There’s no question that data-driven marketing has transformed the industry. Campaigns that used to take weeks to test, launch, and analyze can now go through these steps in real time. The subtler relationships between data sets are revealed through in-depth analysis. Marketers know more about their audiences, and audiences are hungrier than ever for product knowledge; both get what they want through more comprehensive data.
Any futurist can tell you it’s a challenge to predict the specifics of what we’ll see over the next year, but some trends are already in place and show no signs of stopping. Here’s what you can expect from marketing database management in 2017.
More Kinds of Data
Marketers have understood the value of identifying data since the inception of marketing. Before you can sell to someone, you need to be sure you’re knocking on the right door, after all. Today’s marketing database services both customers and marketers by associating more data – and more kinds of data – with each account. Identifying data, preferences, demographics, firmographics, and behavioral data all go into making a more complete and detailed image of leads, which in turn helps marketers serve their needs better.
Simplified Data Migration
The nuts and bolts of database management have gotten a significant tech upgrade too, and that trend’s likely to continue. Migrating data from an older platform to a new product or upgraded version used to be an ordeal; today, a database manager can move data into its new home in far less time and with less disruption for businesses. As the major players in marketing technology have emerged and standardized elements of their software, migration is no longer the obstacle it once was to upgrading.
More Sophisticated Analytics
It’s fairly straightforward to see the relationship between, say, ZIP code and income. What happens, though, when you want to overlay new variables and discover connections between postal code, household income, browsing habits, purchase histories, and industry type? Whether software is drawing audience segmentation lines in more meaningful ways or gaining better insight into an audience’s decision-making process, its ability to process complex interrelationships between data sets is an incredibly powerful asset for marketers.

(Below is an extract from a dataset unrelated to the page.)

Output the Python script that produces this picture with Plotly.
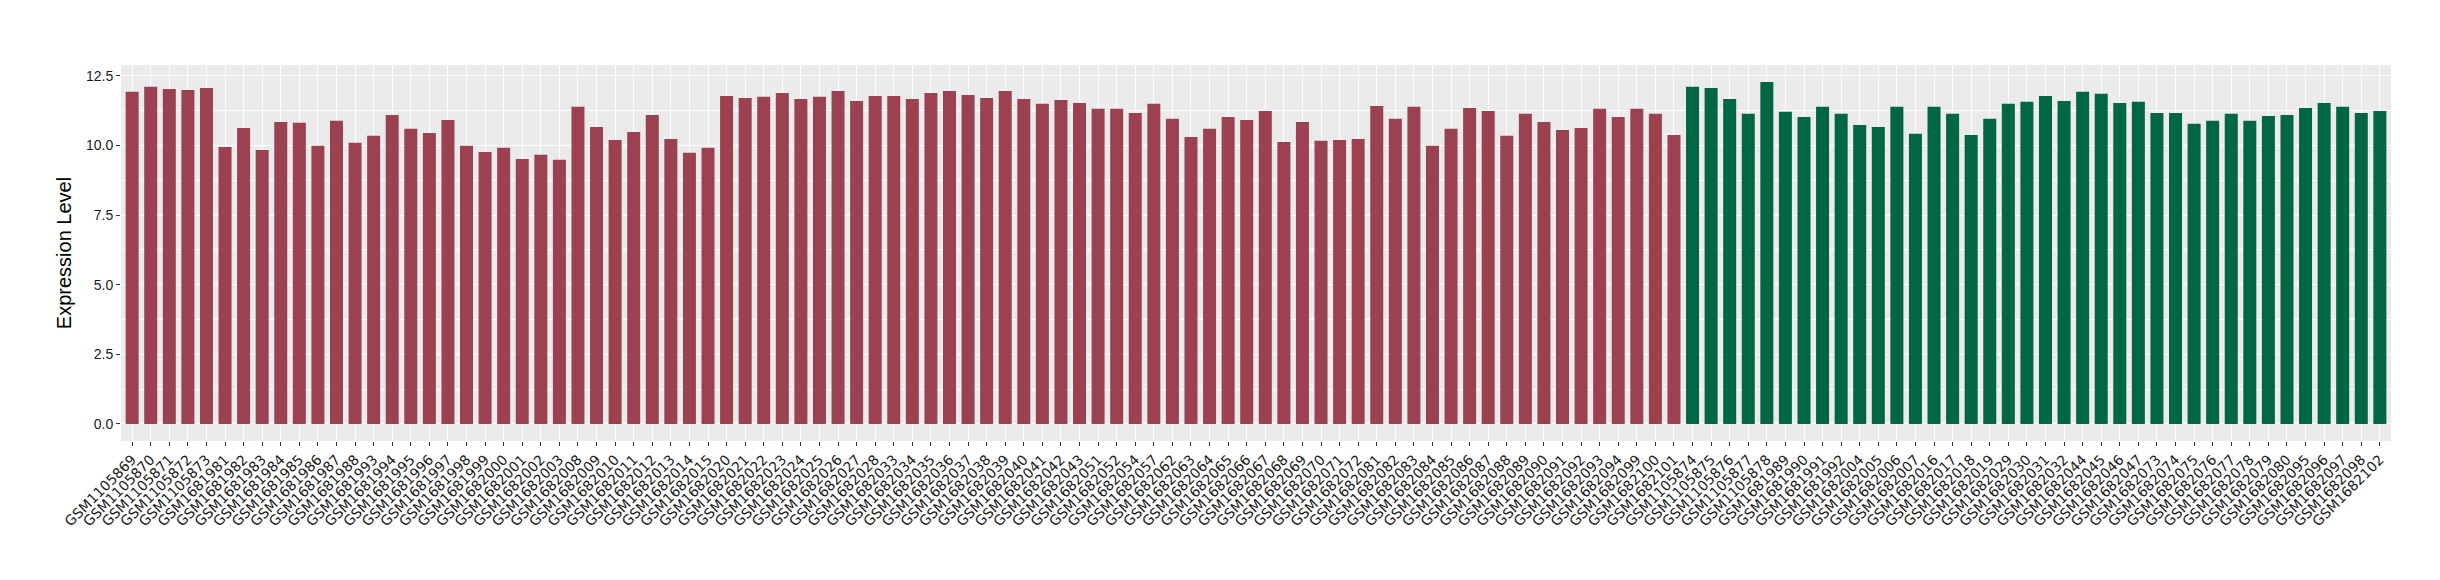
import plotly.graph_objects as go

group1_samples = [
    "GSM1105869", "GSM1105870", "GSM1105871", "GSM1105872", "GSM1105873",
    "GSM1681981", "GSM1681982", "GSM1681983", "GSM1681984", "GSM1681985",
    "GSM1681986", "GSM1681987", "GSM1681988", "GSM1681993", "GSM1681994",
    "GSM1681995", "GSM1681996", "GSM1681997", "GSM1681998", "GSM1681999",
    "GSM1682000", "GSM1682001", "GSM1682002", "GSM1682003", "GSM1682008",
    "GSM1682009", "GSM1682010", "GSM1682011", "GSM1682012", "GSM1682013",
    "GSM1682014", "GSM1682015", "GSM1682020", "GSM1682021", "GSM1682022",
    "GSM1682023", "GSM1682024", "GSM1682025", "GSM1682026", "GSM1682027",
    "GSM1682028", "GSM1682033", "GSM1682034", "GSM1682035", "GSM1682036",
    "GSM1682037", "GSM1682038", "GSM1682039", "GSM1682040", "GSM1682041",
    "GSM1682042", "GSM1682043", "GSM1682051", "GSM1682052", "GSM1682054",
    "GSM1682057", "GSM1682062", "GSM1682063", "GSM1682064", "GSM1682065",
    "GSM1682066", "GSM1682067", "GSM1682068", "GSM1682069", "GSM1682070",
    "GSM1682071", "GSM1682072", "GSM1682081", "GSM1682082", "GSM1682083",
    "GSM1682084", "GSM1682085", "GSM1682086", "GSM1682087", "GSM1682088",
    "GSM1682089", "GSM1682090", "GSM1682091", "GSM1682092", "GSM1682093",
    "GSM1682094", "GSM1682099", "GSM1682100", "GSM1682101",
]
group1_values = [
    11.93, 12.11, 12.03, 12.00, 12.07, 9.95, 10.63, 9.84, 10.85, 10.82,
    9.99, 10.89, 10.10, 10.35, 11.10, 10.60, 10.45, 10.92, 9.99, 9.77,
    9.92, 9.52, 9.67, 9.49, 11.39, 10.67, 10.20, 10.49, 11.10, 10.24,
    9.74, 9.92, 11.78, 11.71, 11.75, 11.89, 11.67, 11.75, 11.96, 11.60,
    11.78, 11.78, 11.67, 11.89, 11.96, 11.82, 11.71, 11.96, 11.67, 11.50,
    11.64, 11.53, 11.32, 11.32, 11.17, 11.50, 10.96, 10.31, 10.60, 11.03,
    10.92, 11.24, 10.13, 10.85, 10.17, 10.20, 10.24, 11.42, 10.96, 11.39,
    9.99, 10.60, 11.35, 11.24, 10.35, 11.14, 10.85, 10.56, 10.63, 11.32,
    11.03, 11.32, 11.14, 10.38,
]

group2_samples = [
    "GSM1105874", "GSM1105875", "GSM1105876", "GSM1105877", "GSM1105878",
    "GSM1681989", "GSM1681990", "GSM1681991", "GSM1681992", "GSM1682004",
    "GSM1682005", "GSM1682006", "GSM1682007", "GSM1682016", "GSM1682017",
    "GSM1682018", "GSM1682019", "GSM1682029", "GSM1682030", "GSM1682031",
    "GSM1682032", "GSM1682044", "GSM1682045", "GSM1682046", "GSM1682047",
    "GSM1682073", "GSM1682074", "GSM1682075", "GSM1682076", "GSM1682077",
    "GSM1682078", "GSM1682079", "GSM1682080", "GSM1682095", "GSM1682096",
    "GSM1682097", "GSM1682098", "GSM1682102",
]
group2_values = [
    12.11, 12.07, 11.67, 11.14, 12.28, 11.21, 11.03, 11.39, 11.14, 10.74,
    10.67, 11.39, 10.42, 11.39, 11.14, 10.38, 10.96, 11.50, 11.57, 11.78,
    11.60, 11.93, 11.86, 11.53, 11.57, 11.17, 11.17, 10.78, 10.89, 11.14,
    10.89, 11.06, 11.10, 11.35, 11.53, 11.39, 11.17, 11.24,
]

y_ticks = [0.0, 2.5, 5.0, 7.5, 10.0, 12.5]
y_tick_text = ["0.0", "2.5", "5.0", "7.5", "10.0", "12.5"]

color1 = "#9B4150"
color2 = "#006644"

all_samples = group1_samples + group2_samples
n = len(all_samples)
ymax = max(group1_values + group2_values)

fig = go.Figure()
fig.add_trace(go.Bar(x=group1_samples, y=group1_values, marker_color=color1,
                     marker_line_width=0, width=0.7, showlegend=False))
fig.add_trace(go.Bar(x=group2_samples, y=group2_values, marker_color=color2,
                     marker_line_width=0, width=0.7, showlegend=False))

font_family = "Liberation Sans, Arial, Helvetica, sans-serif"
xfont_family = "DejaVu Sans, sans-serif"

fig.update_layout(
    width=2440, height=580,
    barmode="overlay",
    paper_bgcolor="white",
    plot_bgcolor="#EBEBEB",
    margin=dict(l=113, r=57, t=57, b=147, pad=0),
    font=dict(family=font_family, color="#1a1a1a"),
    xaxis=dict(
        type="category",
        categoryorder="array", categoryarray=all_samples,
        range=[-0.6, n - 1 + 0.6],
        tickmode="array", tickvals=all_samples, ticktext=all_samples,
        tickangle=-45,
        tickfont=dict(size=14, color="#1a1a1a", family=xfont_family),
        ticks="outside", ticklen=4, tickwidth=1, tickcolor="#333333",
        showgrid=True, gridcolor="white", gridwidth=1.3,
        zeroline=False, showline=False, automargin=False,
    ),
    yaxis=dict(
        range=[-0.05 * ymax, ymax * 1.05],
        tickmode="array", tickvals=y_ticks, ticktext=y_tick_text,
        tickfont=dict(size=14, color="#1a1a1a", family=font_family),
        ticks="outside", ticklen=4, tickwidth=1, tickcolor="#333333",
        showgrid=True, gridcolor="white", gridwidth=1.3,
        minor=dict(dtick=1.25, tick0=0, showgrid=True, gridcolor="white", gridwidth=0.6, ticks=""),
        zeroline=False, showline=False, automargin=False,
        title=dict(text="Expression Level", font=dict(size=20, color="#000000", family=font_family), standoff=8),
    ),
)

fig.write_html("out.html")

All the state-of-the-art analytical tools on the market won’t deliver on their promise if they don’t have access to the raw material that makes insights possible – raw data. Siloed information used to be the norm; organizations’ sales histories, CRM data, and prospect databases were only incompletely integrated, if at all. Centralizing information in a core marketing database allows your marketing team to look at everything from big-picture trends to the finest details while drawing on all the data to arrive at useful conclusions.